Kadro, the former executive producer of “CBS This Morning” is set to join Quibi, the company led by Jeffrey Katzenberg and Meg Whitman that is devoted to short-form content. Kadro is expected to oversee news programming for the subscription-based service, according to a person familiar with the matter, and to have some involvement with music and sports content as well.
A spokesman for Quibi declined to comment.
Kadro was one of the founding producers of the current edition of “CBS This Morning,” and eventually moved into the show’s executive producer role. The morning program marks the first time in years that CBS has truly mounted an A.M. entry that competed reasonably with ABC’s “Good Morning America” and NBC’s “Today.” In recent months, however, the show has suffered ratings setbacks, and Kadro announced in December he would leave the program to seek a new challenge.

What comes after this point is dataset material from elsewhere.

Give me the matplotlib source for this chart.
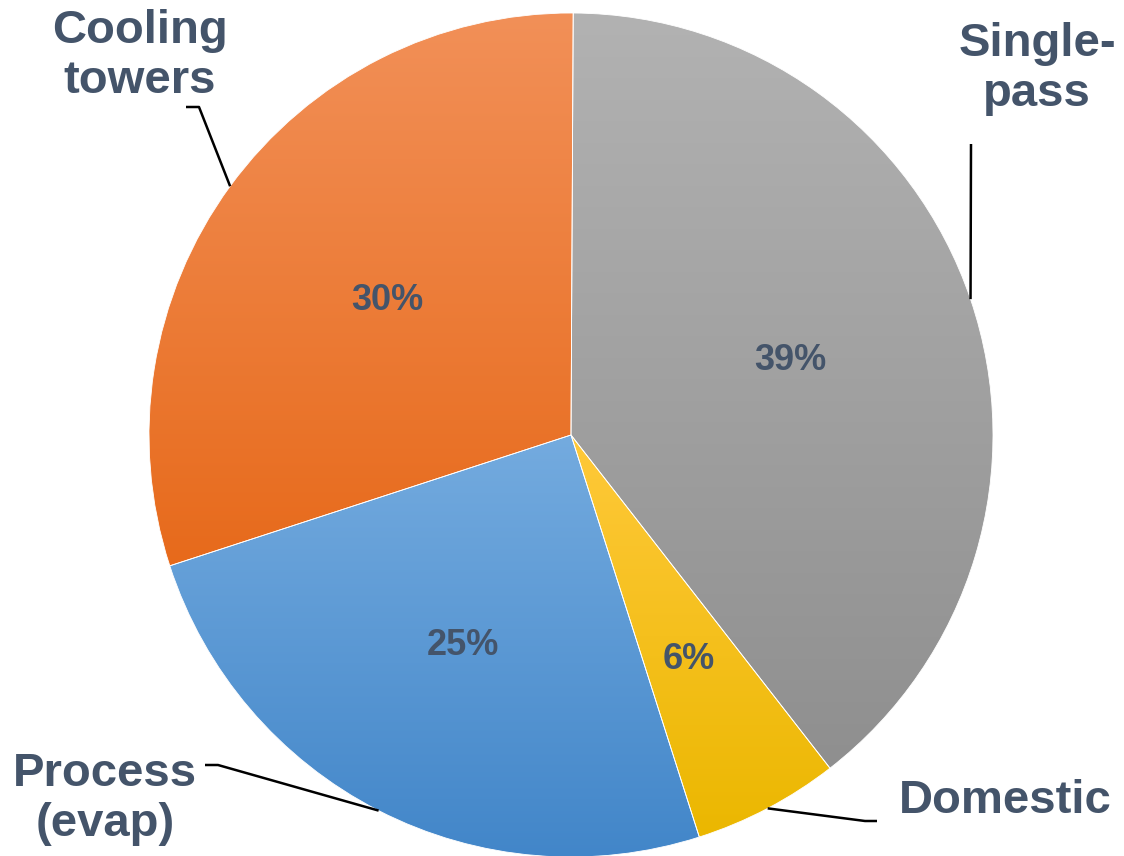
import matplotlib.pyplot as plt
import matplotlib.colors as mcolors
import numpy as np

plt.rcParams['font.family'] = ['Liberation Sans', 'DejaVu Sans']

# data
labels = ['Single-\npass', 'Domestic', 'Process\n(evap)', 'Cooling\ntowers']
shares = [39.4, 5.6, 24.9, 30.1]
# gradient colours per slice (top, bottom)
grad_colors = [('#b2b2b2', '#8f8f8f'),
               ('#ffc93a', '#ebb700'),
               ('#74abdf', '#4286c9'),
               ('#f29058', '#e76a1b')]

W, H = 1124, 856
TXT = '#44546a'

# layout (pixel coords, y measured from the bottom)
center = (571, 421)
radius = 422
pct_dist = [0.55, 0.60, 0.56, 0.54]
label_pos = [(1037, 787), (1005, 55), (105, 57), (140, 800)]
elbows = [[(971, 712)],
          [(865, 35), (877, 35)],
          [(218, 91), (205, 91)],
          [(199, 749), (186, 749)]]


def main():
    fig = plt.figure(figsize=(W / 100, H / 100), dpi=100)
    ax = fig.add_axes([0, 0, 1, 1])

    wedges, _ = ax.pie(shares, startangle=89.7, counterclock=False,
                       center=center, radius=radius, frame=True,
                       wedgeprops=dict(linewidth=0.6, edgecolor='white'))
    ax.set_xlim(0, W)
    ax.set_ylim(0, H)
    ax.set_aspect('equal')
    ax.axis('off')

    for w, (c_top, c_bot) in zip(wedges, grad_colors):
        ext = w.get_path().get_extents()
        cmap = mcolors.LinearSegmentedColormap.from_list('g', [c_bot, c_top])
        grad = np.linspace(0, 1, 256).reshape(-1, 1)
        im = ax.imshow(grad, cmap=cmap, origin='lower', aspect='auto',
                       extent=[ext.x0, ext.x1, ext.y0, ext.y1], zorder=1.5,
                       interpolation='bilinear')
        im.set_clip_path(w)
        w.set_facecolor('none')
        w.set_zorder(2)

    for i, w in enumerate(wedges):
        ang = np.deg2rad((w.theta1 + w.theta2) / 2)
        # percentage inside slice
        d = pct_dist[i] * radius
        ax.text(center[0] + d * np.cos(ang), center[1] + d * np.sin(ang),
                '%.0f%%' % shares[i], ha='center', va='center', fontsize=26,
                fontweight='bold', color=TXT, zorder=3)
        # leader line from the slice edge to the label
        px = center[0] + radius * np.cos(ang)
        py = center[1] + radius * np.sin(ang)
        pts = [(px, py)] + elbows[i]
        xs = [p[0] for p in pts]
        ys = [p[1] for p in pts]
        ax.plot(xs, ys, color='black', lw=1.8, zorder=3,
                solid_capstyle='butt')
        ax.text(label_pos[i][0], label_pos[i][1], labels[i], ha='center',
                va='center', fontsize=34, fontweight='bold', color=TXT,
                linespacing=1.15, zorder=3)

    plt.savefig('out.png', dpi=100)


if __name__ == '__main__':
    main()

He will join a new-tech company that has drawn outsize attention in recent months. Katzenberg and Whitman have articulated a strategy to design programs appealing to a generation that spends an increasing amount of time with mobile screens. Their plan calls for subscribers to pay $5 per month for content with ads and $8 per month for an ad-free experience on a new service that will offer a premium lineup of original, short-form series comprising episodes of 10 minutes each, sometimes less. Quibi’s name is a condensation of the phrase “quick bites.”
Kadro will join as a content executive, and step into a company that has amassed an intriguing roster of veterans. Diane Nelson, the former president of DC Entertainment, and Doug Herzog, the one-time head of Viacom’s Comedy Central and other cable networks, are on board, as well as Janice Min, the former editor of The Hollywood Reporter.
Kadro got his start in the TV business as a page at NBC, and parlayed that into a job as an assistant to two executives at the network, which lead to a role as a researcher at during the launch of Carson Daly’s late-night program on the network, “Last Call.” Kadro eventually worked his way up to become a supervising producer at the program, and then left to join CBS News in 2010. He was the second employee hired to launch the current run of “CBS This Morning.”
While Kadro has found a new job, CBS News has yet to replace him. The executive producer role at “CBS This Morning” remains open while Susan Zirinsky, the incoming president at CBS News, mulls various options for several of the network’s best-known news programs.